Christian Provenzano is mayor of Sault Ste. Marie, Ont.
If international trade were a hockey game, it would be one that is rife with clutching, grabbing and underhanded tactics. As a player, Canada is trying its best to ignore this. We’re committed to playing by a code of politeness that our opponents choose to ignore. It’s time to muscle up, go into the corners again and have “fair trade” re-enter the lexicon alongside “free trade.”
The best way to begin doing this is by modernizing our trade-remedy system. Our current, antiquated system is putting our domestic industries at a competitive disadvantage, with the steel sector being particularly hard hit in recent times.

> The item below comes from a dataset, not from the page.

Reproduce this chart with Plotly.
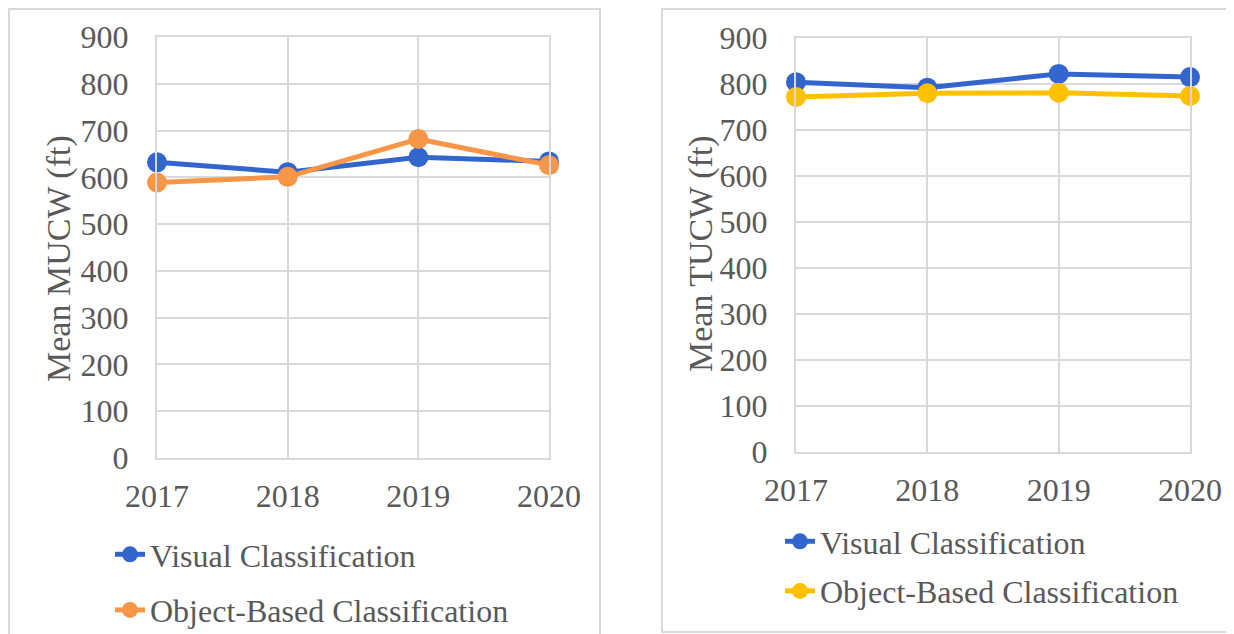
import plotly.graph_objects as go

years = [2017, 2018, 2019, 2020]
mucw_visual = [632, 611, 643, 634]
mucw_object = [589, 601, 682, 626]
tucw_visual = [804, 792, 822, 815]
tucw_object = [772, 780, 781, 774]
y_ticks = [0, 100, 200, 300, 400, 500, 600, 700, 800, 900]

# the page body adds an 8px offset; the figure is sized to fill the rest of the window
OFF = 8
W, H = 1234 - OFF, 634 - OFF
BLUE = "#3366CC"
ORANGE = "#F79646"
YELLOW = "#FFC000"
TXT = "#595959"
GRID = "#D9D9D9"
FONT = "Liberation Serif, Times New Roman, serif"

def px(x):
    return (x - OFF) / W

def py(y):
    return 1 - (y - OFF) / H

fig = go.Figure()

def add(xax, yax, ys, name, color, legend):
    fig.add_trace(go.Scatter(
        x=years, y=ys, name=name, mode="lines+markers",
        xaxis=xax, yaxis=yax, legend=legend, legendgroup=legend + name,
        line=dict(color=color, width=5),
        marker=dict(color=color, size=20),
        cliponaxis=False,
    ))

add("x", "y", mucw_visual, "Visual Classification", BLUE, "legend")
add("x", "y", mucw_object, "Object-Based Classification", ORANGE, "legend")
add("x2", "y2", tucw_visual, "Visual Classification", BLUE, "legend2")
add("x2", "y2", tucw_object, "Object-Based Classification", YELLOW, "legend2")

xcommon = dict(range=[2017, 2020], tickmode="array", tickvals=years,
               ticktext=[str(y) for y in years], showgrid=True, gridcolor=GRID,
               gridwidth=2, showline=True, mirror=True, linecolor=GRID, linewidth=2,
               zeroline=False, ticks="outside", ticklen=9, tickcolor="rgba(0,0,0,0)",
               tickfont=dict(family=FONT, size=32, color=TXT), fixedrange=True,
               automargin=False)
ycommon = dict(range=[0, 900], tickmode="array", tickvals=y_ticks, showgrid=True,
               gridcolor=GRID, gridwidth=2, showline=True, mirror=True, linecolor=GRID,
               linewidth=2, zeroline=False, ticks="outside", ticklen=20,
               tickcolor="rgba(0,0,0,0)",
               tickfont=dict(family=FONT, size=32, color=TXT), fixedrange=True,
               automargin=False)

fig.update_layout(
    width=W, height=H,
    margin=dict(l=0, r=0, t=0, b=0, autoexpand=False),
    paper_bgcolor="white", plot_bgcolor="white",
    font=dict(family=FONT, color=TXT),
    xaxis=dict(domain=[px(157), px(549)], anchor="y", **xcommon),
    yaxis=dict(domain=[py(458), py(37)], anchor="x", **ycommon),
    xaxis2=dict(domain=[px(796), px(1190)], anchor="y2", **xcommon),
    yaxis2=dict(domain=[py(452), py(38)], anchor="x2", **ycommon),
    legend=dict(x=px(110), y=py(527), xanchor="left", yanchor="top",
                font=dict(family=FONT, size=32, color=TXT), tracegroupgap=11,
                bgcolor="rgba(0,0,0,0)"),
    legend2=dict(x=px(780), y=py(514), xanchor="left", yanchor="top",
                 font=dict(family=FONT, size=32, color=TXT), tracegroupgap=5,
                 bgcolor="rgba(0,0,0,0)"),
    annotations=[
        dict(text="Mean MUCW (ft)", textangle=-90, xref="paper", yref="paper",
             x=px(59), y=py(259), xanchor="center", yanchor="middle", showarrow=False,
             font=dict(family=FONT, size=34, color=TXT)),
        dict(text="Mean TUCW (ft)", textangle=-90, xref="paper", yref="paper",
             x=px(701), y=py(254), xanchor="center", yanchor="middle", showarrow=False,
             font=dict(family=FONT, size=34, color=TXT)),
    ],
    shapes=[
        dict(type="rect", xref="paper", yref="paper", x0=px(9), x1=px(600), y0=py(660), y1=py(9),
             line=dict(color=GRID, width=2), layer="below"),
        dict(type="rect", xref="paper", yref="paper", x0=px(662), x1=px(1260), y0=py(632), y1=py(9),
             line=dict(color=GRID, width=2), layer="below"),
    ],
)

fig.write_html("out.html",
               post_script="document.documentElement.style.overflow='hidden';")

We have seen these effects in Sault Ste. Marie. Our largest employer, Essar Steel Algoma Inc., has entered creditor protection. Another large industrial employer, Tenaris Algoma Tubes, has endured layoffs and temporary shutdowns. Depressed commodity prices and difficult market conditions have played major roles in this situation, but the prevalence of unfairly traded imports has exacerbated it.
Canada’s trade-remedy statutes and regulations are now more than 20 years old. Since their adoption, offshore competitors have become shrewder about how to skirt them and how to mask unfair trading practices.
In response, many of Canada’s trading partners have strengthened their trade-dispute systems, most notably the United States. With stronger U.S. regulations coming into effect, Canada is now a natural entry point for dumped and subsidized products to enter North America.